In Sheridan and Johnson counties, six of the legislative districts exceed the allowed deviation — five by a fraction of a percent and one by slightly more than 1%.
There are other states like West Virginia and Hawaii that have districts much more out deviation. Districts in Hawaii are off by as much as 6%.
Jennings said the lines were drawn the way they were to balance out populations in House Districts 40 and 51. This resulted in the town of Story, a small rural community boasting a population of 805, continuing to be incorporated into Biteman’s district.
Jennings said Story had been included with Johnson County’s House district in the past and the small level of deviation infraction made it not worthwhile to look at redrawing the maps.
Four Redistricting Lawsuits
There have been four redistricting lawsuits in Wyoming history and the decisions in each case have gone against the plan initially developed and adopted by the Legislature.
In a 1991 redistricting battle, the Wyoming Supreme Court ruled that legislative districts must have equitable voting power and rejected the map approved by Wyoming lawmakers as unconstitutional.
The state’s most recent redistricting process was a long and arduous one that legislators worked on from late 2021 through the spring legislative session.
An out-of-deviation map that kept all districts nested while adding three new seats to the Legislature made it through the Corporations, Elections and Political Subdivisions Committee and the House, but died in the Senate, Myers and Yin said, partially due to a lack of cooperation from the Sheridan and Johnson county senators.
Rep.

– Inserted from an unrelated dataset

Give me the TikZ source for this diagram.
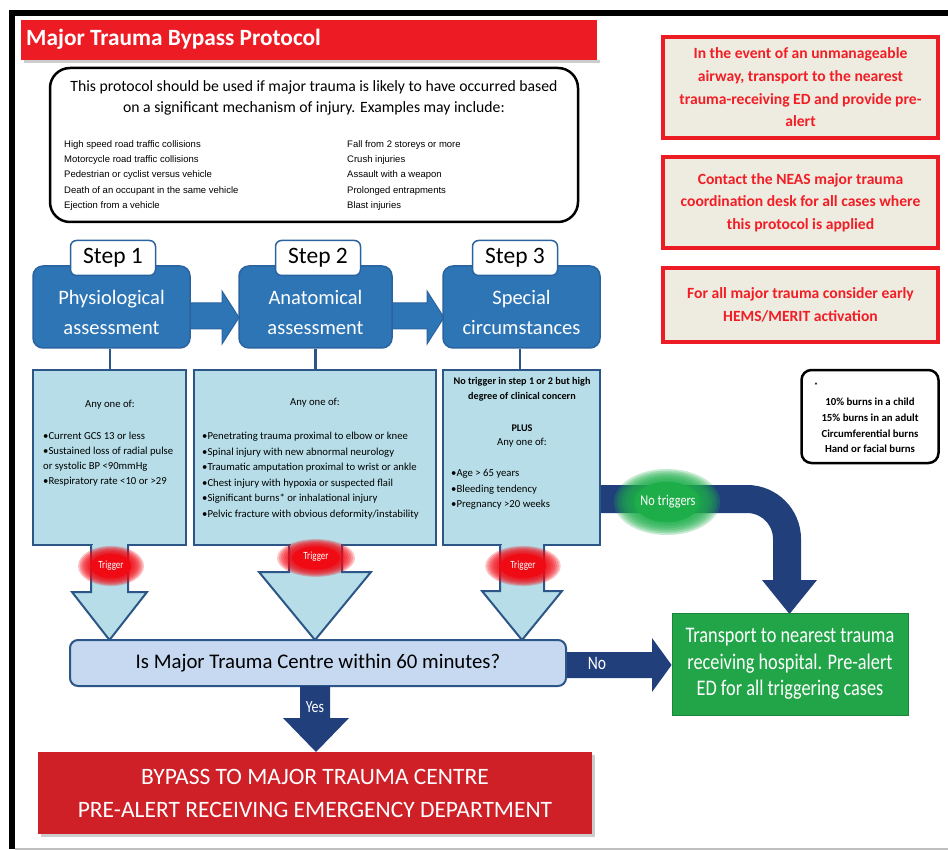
\documentclass[tikz,border=0pt]{standalone}
\usepackage{fontspec}
\setmainfont{Carlito}
\newfontfamily\arialf{Liberation Sans}
\newfontfamily\condf[FakeStretch=0.82]{Carlito}
\usetikzlibrary{calc}
\definecolor{titlered}{HTML}{ED1C24}
\definecolor{notered}{HTML}{F21D25}
\definecolor{boxbeige}{HTML}{EEECE1}
\definecolor{stepblue}{HTML}{2E75B6}
\definecolor{stepborder}{HTML}{2A63A0}
\definecolor{lblue}{HTML}{B7DEE8}
\definecolor{lborder}{HTML}{2C5687}
\definecolor{qblue}{HTML}{C6D9F1}
\definecolor{dblue}{HTML}{213F7B}
\definecolor{tgreen}{HTML}{22A548}
\definecolor{bred}{HTML}{CF1F27}
\definecolor{glowgreen}{HTML}{1DAE4A}
\definecolor{glowred}{HTML}{F00A14}
\newcommand{\fs}[2]{\fontsize{#1}{#2}\selectfont}
\newcommand{\glowat}[5]{%
  \foreach \k in {0,...,7}{%
    \pgfmathsetmacro{\ff}{1.18-0.06*\k}%
    \fill[#5, opacity=0.25] (#1,#2) ellipse [x radius={\ff*#3pt}, y radius={\ff*#4pt}];
  }%
  \fill[#5] (#1,#2) ellipse [x radius={0.72*#3pt}, y radius={0.72*#4pt}];
}
\begin{document}
\begin{tikzpicture}[x=1pt,y=-1pt,
  notebox/.style={draw=titlered, line width=3.5, fill=boxbeige, minimum width=275, inner sep=0, text=notered, font=\bfseries\fs{15.6}{22.7}, align=center},
  stepbox/.style={fill=stepblue, draw=stepborder, line width=1.5, rounded corners=10, minimum height=82, inner sep=0},
  steptitle/.style={text=white, font=\fs{20.5}{30}, align=center, inner sep=0},
  steptab/.style={fill=white, draw=stepborder, line width=1.5, rounded corners=6, minimum width=85, minimum height=35, inner sep=0, font=\fs{23.5}{24}},
  critbox/.style={fill=lblue, draw=lborder, line width=2, minimum height=175, inner sep=0},
  crittext/.style={font=\fs{10.7}{15.5}, inner sep=0, text=black},
  critbold/.style={font=\bfseries\fs{10.2}{15}, inner sep=0, text=black},
  extext/.style={font=\arialf\fs{9.5}{12}, inner sep=0},
  blockdown/.style={fill=lblue, draw=lborder, line width=2, line join=miter},
  darrow/.style={fill=dblue},
  stepconn/.style={draw=lborder, line width=2.5}
]
\useasboundingbox (0,0) rectangle (948,850);
% frame
\draw[black, line width=6, line join=miter] (11.5,849) -- (11.5,13) -- (948,13);
\draw[black!25, line width=2] (15,849) -- (948,849);

% title
\fill[black!20] (24,60) rectangle (600,63);
\node[fill=titlered, minimum width=576, minimum height=40, inner sep=0, anchor=north west] (titlebar) at (21,20) {};
\node[anchor=west, text=white, font=\bfseries\fs{23.3}{28}, inner sep=0] (titletext) at (26,39) {Major Trauma Bypass Protocol};

% protocol box
\node[draw=black, line width=2.5, rounded corners=20, minimum width=528, minimum height=154, inner sep=0] (proto) at (314,145) {};
\node[align=center, font=\fs{15.7}{21}, inner sep=0] (protohead) at (314,98) {This protocol should be used if major trauma is likely to have occurred based\\on a significant mechanism of injury. Examples may include:};
\foreach \t [count=\i] in {High speed road traffic collisions,Motorcycle road traffic collisions,Pedestrian or cyclist versus vehicle,Death of an occupant in the same vehicle,Ejection from a vehicle}
  \node[extext, anchor=west] (exl\i) at (64,{145+15.2*(\i-1)}) {\t};
\foreach \t [count=\i] in {Fall from 2 storeys or more,Crush injuries,Assault with a weapon,Prolonged entrapments,Blast injuries}
  \node[extext, anchor=west] (exr\i) at (347,{145+15.2*(\i-1)}) {\t};

% note boxes
\node[notebox, minimum height=101] (note1) at (800.5,87.5) {In the event of an unmanageable\\airway, transport to the nearest\\trauma-receiving ED and provide pre-\\alert};
\node[notebox, minimum height=91] (note2) at (800.5,202.5) {Contact the NEAS major trauma\\coordination desk for all cases where\\this protocol is applied};
\node[notebox, minimum height=74] (note3) at (800.5,305) {For all major trauma consider early\\HEMS/MERIT activation};

% step arrows
\path[fill=stepblue, draw=stepborder, line width=1] (186,303) -- (222,303) -- (222,291) -- (239,317.5) -- (222,344) -- (222,329) -- (186,329) -- cycle;
\path[fill=stepblue, draw=stepborder, line width=1] (388,303) -- (427,303) -- (427,291) -- (444,317.5) -- (427,344) -- (427,329) -- (388,329) -- cycle;

% step boxes
\node[stepbox, minimum width=157] (s1) at (111.5,307) {};
\node[stepbox, minimum width=153] (s2) at (315.5,307) {};
\node[stepbox, minimum width=157] (s3) at (521.5,307) {};
\node[steptitle] (s1t) at (111.5,312) {Physiological\\assessment};
\node[steptitle] (s2t) at (315.5,312) {Anatomical\\assessment};
\node[steptitle] (s3t) at (521.5,312) {Special\\circumstances};
\node[steptab] (t1) at (113,258) {Step 1};
\node[steptab] (t2) at (318,258) {Step 2};
\node[steptab] (t3) at (515,258) {Step 3};

% criteria boxes
\node[critbox, minimum width=153] (ca) at (109.5,457.5) {};
\node[critbox, minimum width=242] (cb) at (315,457.5) {};
\node[critbox, minimum width=157] (cc) at (521.5,457.5) {};
\draw[stepconn] (s1.south -| 110,0) -- (ca.north -| 110,0);
\draw[stepconn] (s2.south) -- (s2.south |- cb.north);
\draw[stepconn] (s3.south -| 520,0) -- (cc.north -| 520,0);

% box A text
\node[crittext] (caany) at (110,405) {Any one of:};
\foreach \t [count=\i] in {•Current GCS 13 or less,•Sustained loss of radial pulse,or systolic BP <90mmHg,•Respiratory rate <10 or >29}
  \node[crittext, anchor=west] (ca\i) at (43,{436+15.3*(\i-1)}) {\t};
% box B text
\node[crittext] (cbany) at (315,403) {Any one of:};
\foreach \t [count=\i] in {•Penetrating trauma proximal to elbow or knee,•Spinal injury with new abnormal neurology,•Traumatic amputation proximal to wrist or ankle,•Chest injury with hypoxia or suspected flail,•Significant burns* or inhalational injury,•Pelvic fracture with obvious deformity/instability}
  \node[crittext, anchor=west] (cb\i) at (202,{437+15.5*(\i-1)}) {\t};
% box C text
\node[critbold, align=center] (cchead) at (522,389) {No trigger in step 1 or 2 but high\\degree of clinical concern};
\node[critbold] (ccplus) at (522,428) {PLUS};
\node[crittext] (ccany) at (522,443) {Any one of:};
\foreach \t [count=\i] in {•Age > 65 years,•Bleeding tendency,•Pregnancy >20 weeks}
  \node[crittext, anchor=west] (cc\i) at (451,{474+15.5*(\i-1)}) {\t};

% burns note
\node[draw=black, line width=2.5, rounded corners=10, minimum width=137, minimum height=93, inner sep=0] (burns) at (870,416.5) {};
\node[font=\bfseries\fs{8}{8}, inner sep=0] (burnstar) at (816,386) {*};
\node[font=\bfseries\fs{10.8}{15.6}, align=center, inner sep=0] (burnstext) at (870,425.5) {10\% burns in a child\\15\% burns in an adult\\Circumferential burns\\Hand or facial burns};

% down block arrows
\path[blockdown] (91,545) -- (91,592) -- (72,592) -- (109.5,640) -- (147,592) -- (128,592) -- (128,545);
\fill[lblue] (92.5,541) rectangle (126.5,548);
\path[blockdown] (289,545) -- (289,572) -- (259,572) -- (315,640) -- (371,572) -- (342,572) -- (342,545);
\fill[lblue] (290.5,541) rectangle (340.5,548);
\path[blockdown] (500,545) -- (500,591) -- (482,591) -- (522,640) -- (562,591) -- (544,591) -- (544,545);
\fill[lblue] (501.5,541) rectangle (542.5,548);

% trigger glows
\glowat{111}{566}{28}{17}{glowred}
\glowat{316}{558}{33}{16}{glowred}
\glowat{523}{566}{32}{17}{glowred}
\node[text=white, font=\condf\fs{11}{11}, inner sep=0] (trA) at (111,566) {Trigger};
\node[text=white, font=\condf\fs{11}{11}, inner sep=0] (trB) at (316,557) {Trigger};
\node[text=white, font=\condf\fs{11}{11}, inner sep=0] (trC) at (523,566) {Trigger};

% no triggers band
\draw[dblue, line width=28, rounded corners=40] (cc.east |- 0,499) -- (787,499) -- (787,582);
\fill[dblue] (762,580) -- (817,580) -- (789.5,614) -- cycle;
\glowat{667}{502}{45}{28}{glowgreen}
\node[text=white, font=\condf\fs{15}{15}, inner sep=0] (notrig) at (668,502) {No triggers};

% question
\node[fill=qblue, draw=lborder, line width=2, rounded corners=8, minimum width=496, minimum height=46, inner sep=0, font=\fs{20.8}{22}] (q) at (318,663) {Is Major Trauma Centre within 60 minutes?};

% green outcome
\node[fill=tgreen, draw=tgreen!80!black, line width=0.8, minimum width=236, minimum height=102, inner sep=0, text=white, font=\condf\fs{22.3}{26.5}, align=center] (green) at (790,664) {Transport to nearest trauma\\receiving hospital. Pre-alert\\ED for all triggering cases};

% No arrow
\fill[darrow] (q.east |- 0,652) -- (652,652) -- (652,638) -- (green.west |- 0,665) -- (652,692) -- (652,678) -- (q.east |- 0,678) -- cycle;
\node[text=white, font=\condf\fs{19}{19}, inner sep=0] (nolab) at (597,663) {No};

% bypass box
\fill[black!20] (41,755) rectangle (595,837);
\node[fill=bred, minimum width=554, minimum height=82, inner sep=0, text=white, font=\fs{23.5}{33}, align=center] (bypass) at (315,793) {BYPASS TO MAJOR TRAUMA CENTRE\\PRE-ALERT RECEIVING EMERGENCY DEPARTMENT};

% Yes arrow
\fill[darrow] (300,686) -- (300,718) -- (283,718) -- (316,752) -- (349,718) -- (330,718) -- (330,686) -- cycle;
\node[text=white, font=\condf\fs{17}{17}, inner sep=0] (yeslab) at (315,707) {Yes};
\end{tikzpicture}
\end{document}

Barry Crago, R-Buffalo, said the original plan that came out of the House may have had nested districts, but also would’ve have caused out-of-county representation, with people from Sheridan County represented by senators in Campbell and Crook counties.
But this plan was out of deviation and would have caused voters in Claremont and Arvada to be represented by a representative from Campbell County.
Myers said the final map presented to the Legislature after the rejection of the earlier version was the result of backroom dealing.
A final version of the map was submitted to both chambers of the Legislature late on the final day of the session, with final approval coming at 10 p.m.
Jennings said there were no closed-door negotiations he was aware of, just the typical give-and-take of legislative negotiations.
“There were negotiations between the House and the Senate positions as is common practice for redistricting,” Jennings said. “As far as to the negative connotation of backroom deals, I was not privy to those occurring.”
Myers said the final redistricted map reflects gerrymandering, a practice of drawing a legislative district to give one party or another the advantage when it comes time to elect legislators.
Myers said downtown Sheridan, an area with fewer conservative voters compared to the other parts of the county that was previously primarily represented in Senate District 21, was split in half. The same tactic took place in other cities throughout the state like Cheyenne and Laramie.
“They’re not willing to give up voters on their side of the county,” Myers said. “The standard deviation be damned.”
If a judge were to take up a potential case on redistricting, he or she would likely consider the merits of adopting the original map that passed through the House.
“I think we have a very good case,” Myers said. He said he has spoken with a number of attorneys who share the same belief.
Yin agrees the Sheridan Democrats have a case but Jennifer Lowe, executive director of the Equality State Policy Center, is less confident. ESPC was a major player in the redistricting work and supported the original bill that came out of the Elections Committee and House.
“In the end, we were disappointed that the final map was approved behind closed doors without public commentary, during the final hours of the 2022 budget sessions,” she said. “However, after carefully reviewing all of the maps, ESPC declined to pursue a lawsuit mainly because the deviation was fairly small and because the legislator’s have supported the changes.”
Although Gov. Mark Gordon allowed the redistricting map to become law without his signature, he said he was sure it would stand up to a legal challenge.
This spring, Myers walked back an initial threat of legal action, in hopes that lawmakers would rectify the situation with legislation in next year’s legislative session.
Myers said hope dwindled on that front after a Corporations, Elections and Political Subdivisions committee meeting was held last week, when the party’s threats of legal recourse were addressed and no committee member expressed any interest in taking up legislation to address Myers’ concerns.
“It is the role of the state to defend the redistricting plan more vigorously,” said Rep. Dan Zwonitzer, R-Cheyenne, chair of the House Corporations, Elections and Political Subdivisions Committee.
Lack Of Interest
Myers said he found the lack of interest troubling.
Yin said he is considering legislation that would solely address the issue of un-nested districts in Sheridan County.Yin said he believes by handling the issue of nested districts, it would by virtue make the deviation flaw “sort of nullified.”
Sen. Cale Case, R-Lander was the only member of the Elections committee to express support for a potential lawsuit from the Sheridan Democrats, but made no commitment to drafting any legislation.
“I would sympathize with their thoughts,” he said. “This is not our redistricting plan again. I believe we should have a plan in development and wish them well in their lawsuit.”
It would not be until the 2024 election that any new map would go into effect. This technically gives lawmakers until their 2024 spring legislative session to tackle the issue, but the session that year will be a shorter budget session, leaving less time to handle the matter and adding a requirement that a two-thirds majority of legislators vote for a bill’s introduction.
That is why time may already be of the essence for people like Myers who would like to see a new map drawn. Redistricting is only required every 10 years when a new U.S. Census comes out.
“We are not waiting until the next Census,” Myers said.
Any case that may be filed would start in a district court first before moving to the Wyoming Supreme Court after what Myers said would be a likely appeal.
Yin and Myers said they would like to see an independent, nonpartisan committee determine the redistricting lines in Wyoming, but neither find this a likely scenario to occur.
“It’s hard to believe a super majority Republican legislature would give up the ability to draw their own district’s lines,” Myers said.